Ian Dunn: It’s easy to forget what poverty is like – just ask some of Britain’s politicians

05/03/2015
CommonWeal

Following the latest ‘cash-for-access’ scandal involving MPs Jack Straw and Sir Malcolm Rifkind, Glasgow journalist Ian Dunn argues that some politicians find it all too easy to forget what poverty is like when money comes knocking on the door, and says sometimes a timely reminder doesn’t hurt

LAST WEEK I got a bill I doubted I could pay. A big fat fly of a bill, and it sat on my mind and rubbed its legs together.

Something had gone wrong with the car, something expensive, which revealed further problems, which were even more biting. The costs mounted and I knew I’d struggle to cover them.

So I thought about little else. My work suffered. I was distracted, constantly juggling numbers in a floating, fuzzy spreadsheet. Every email I sent was a concentration slip away from turning into a rant on the evils of the car industry.

I was distant from my partner, oblivious to her life. I woke up at 2am one night briefly delighted because of an embarrassingly modest dream, in which the mechanic agreed to let me pay my debt over two months.

I’d had a decent few years, had kept my head above water, but it came rushing back very quickly, very fast.

I spent a great deal of time cursing myself. Because I don’t know anything about cars. Because I didn’t choose a different mechanic. Because I don’t have enough money. I’d forgotten it was like that, not having enough money. I’d had a decent few years, had kept my head above water, but it came rushing back very quickly, very fast.

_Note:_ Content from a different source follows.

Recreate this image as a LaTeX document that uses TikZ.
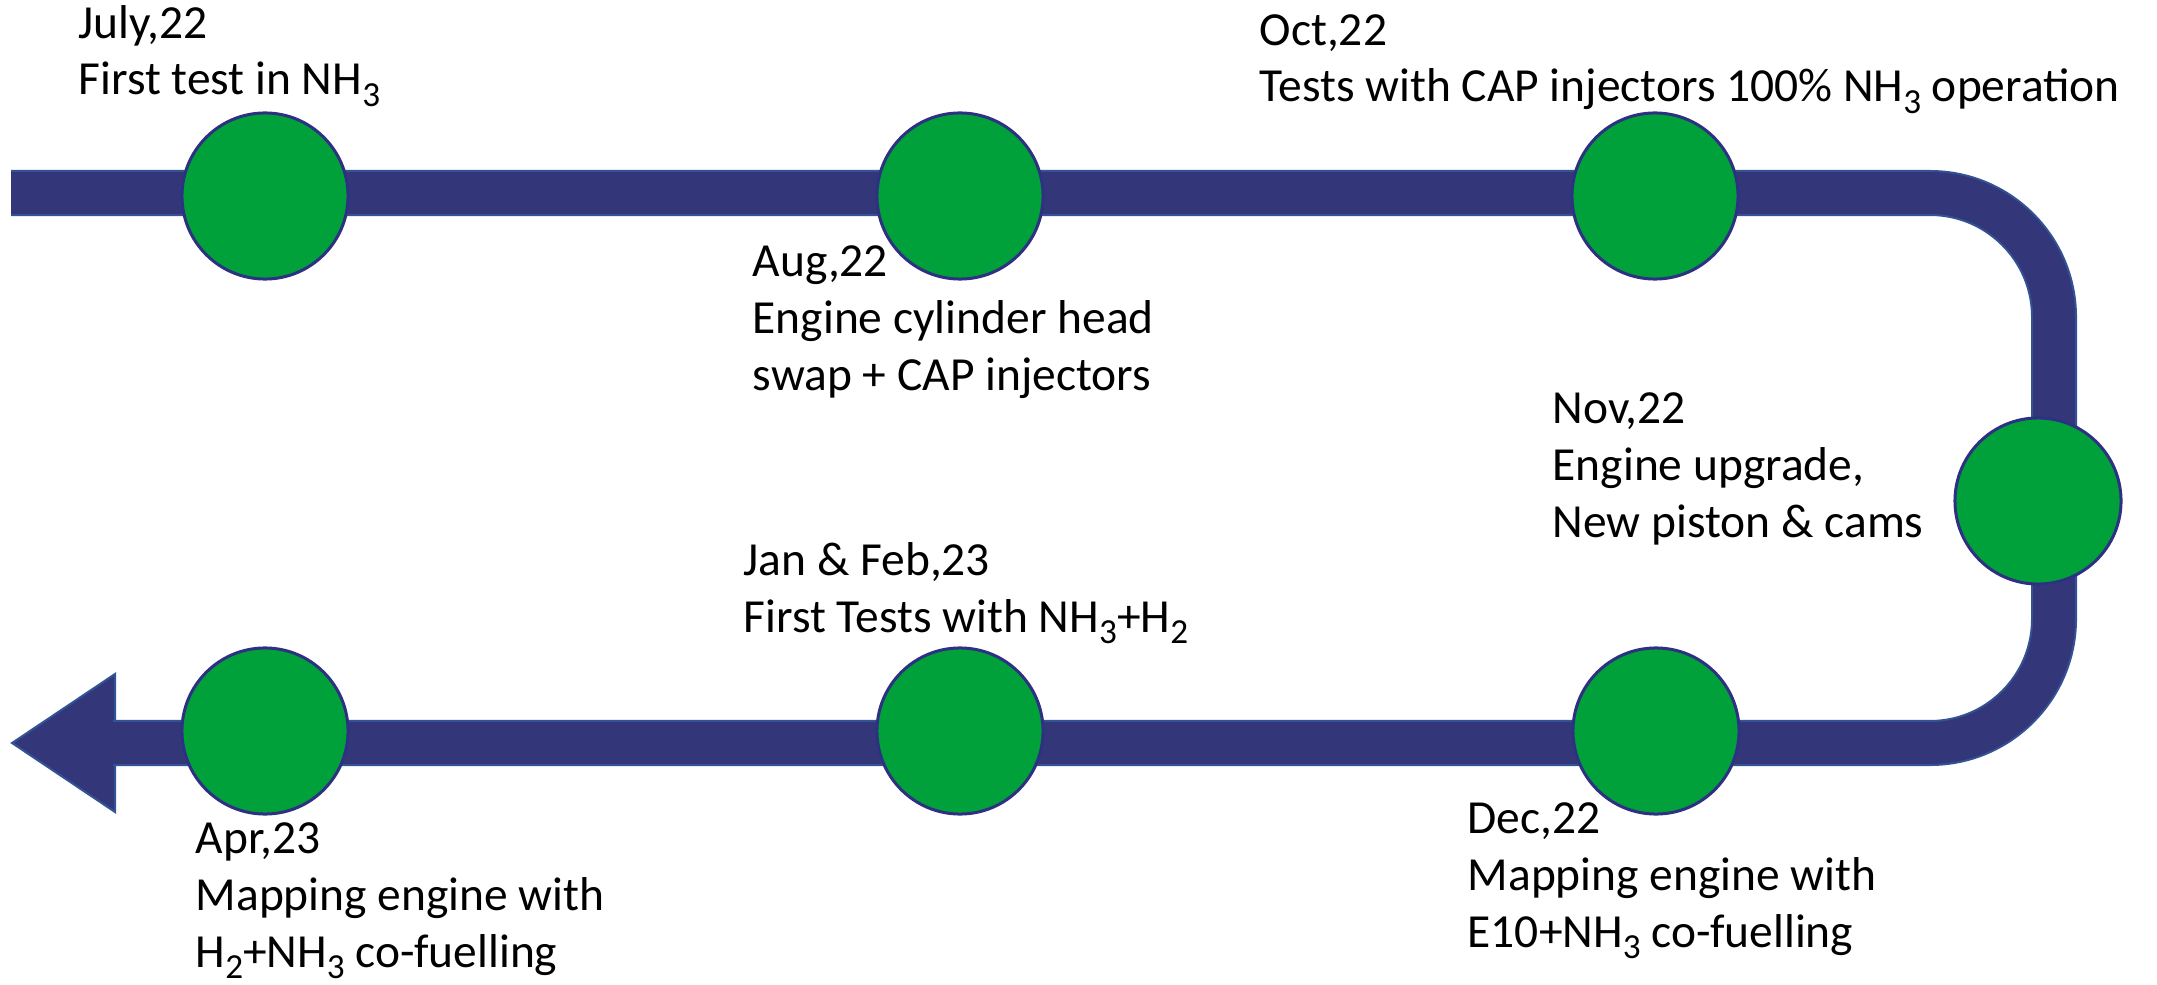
\documentclass[tikz,border=0pt]{standalone}
\usepackage{fontspec}
\setmainfont{Carlito}
\definecolor{bandfill}{RGB}{51,55,122}
\definecolor{bandline}{RGB}{50,84,150}
\definecolor{dotfill}{RGB}{0,160,58}
\definecolor{dotline}{RGB}{46,49,130}
\newcommand{\subsc}[1]{\raisebox{-0.24em}{\fontsize{10}{10}\selectfont #1}}
\begin{document}
\begin{tikzpicture}[x=0.01cm,y=-0.01cm,
  dot/.style={circle,fill=dotfill,draw=dotline,line width=0.03cm,minimum size=1.66cm,inner sep=0pt},
  lbl/.style={anchor=base west,align=left,inner sep=0pt,font=\fontsize{13.5}{16.2}\selectfont},
  band/.style={draw=bandline,line width=0.02cm,double=bandfill,double distance=0.42cm,rounded corners=1.24cm}]
\useasboundingbox (0,0) rectangle (2157,985);
\coordinate (start) at (11,193);
\coordinate (tr) at (2054,193);
\coordinate (br) at (2054,743);
\coordinate (hb) at (113,743);
\coordinate (tip) at (12,743);
\coordinate (hu) at (115,674);
\coordinate (hl) at (115,812);
\fill[bandfill,draw=bandline,line width=0.02cm] (hu) -- (tip) -- (hl) -- cycle;
\draw[band] (start) -- (tr) -- (br) -- (hb);
\node[dot] (c1) at (265,196) {};
\node[dot] (c2) at (960,196) {};
\node[dot] (c3) at (1655,196) {};
\node[dot] (c4) at (2038,501) {};
\node[dot] (c5) at (1656,731) {};
\node[dot] (c6) at (960,731) {};
\node[dot] (c7) at (265,731) {};
\node[lbl] (t1) at (78,95) {July,22\\First test in NH\subsc{3}};
\node[lbl] (t2) at (752,390) {Aug,22\\Engine cylinder head\\swap + CAP injectors};
\node[lbl] (t3) at (1259,102) {Oct,22\\Tests with CAP injectors 100\% NH\subsc{3} operation};
\node[lbl] (t4) at (1552,537) {Nov,22\\Engine upgrade,\\New piston \& cams};
\node[lbl] (t5) at (1467,947) {Dec,22\\Mapping engine with\\E10+NH\subsc{3} co-fuelling};
\node[lbl] (t6) at (743,632) {Jan \& Feb,23\\First Tests with NH\subsc{3}+H\subsc{2}};
\node[lbl] (t7) at (195,967) {Apr,23\\Mapping engine with\\H\subsc{2}+NH\subsc{3} co-fuelling};
\end{tikzpicture}
\end{document}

I’d forgotten how it saps your energy, how it makes you terrible company and how no one talks about it because it’s humiliating. Even though most of us will feel the dank touch of an unmanageable debt at some point in our life.

At the same time as I was fearing the worst, the MPs Malcolm Rifkind and Jack Straw were getting abuse from every corner after being caught touting themselves to fictional Chinese companies for the bargain price of five grand a day. How, wondered many, could they not be satisfied with their annual salary of PS67,000 a year?

It’s because at a certain level of wealth, money stops being a problem and starts being an opportunity. People forget, as I did, what it feels like to have an unfindable amount of money hanging over them. Instead, you’ve got a very swish disposable income, which opens your eyes to all the magnificent things you can do with money.

At a certain level of wealth, money stops being a problem and starts being an opportunity.

Delicious food, fantastic holidays even the odd spot of flagrant, friendly generosity. Money can open up the world, so pursuing it in increasing quantities makes perfect sense. After all, if you’ve got a good amount of it, it’s been nothing but good to you.

Although for the rest of us money can seem like an endlessly hostile mist, swirling and grabbing, it’s not like that once you’ve got plenty. And the people who see it the way you used to see it? Well, maybe they’re the problem.

Having money changes your whole view of the world. Of course, for many of our leaders, the idea of money as a problem would never even occur. If you’ve always had enough how can you understand how terrifying it is to not have any?

I paid my bill in the end. Thanks to some creative accounting and a commitment to stringent personal austerity. I was exceptionally relieved. But it was good to remember just how terrifying it felt because our politicians stand as evidence of just how easy it is to forget.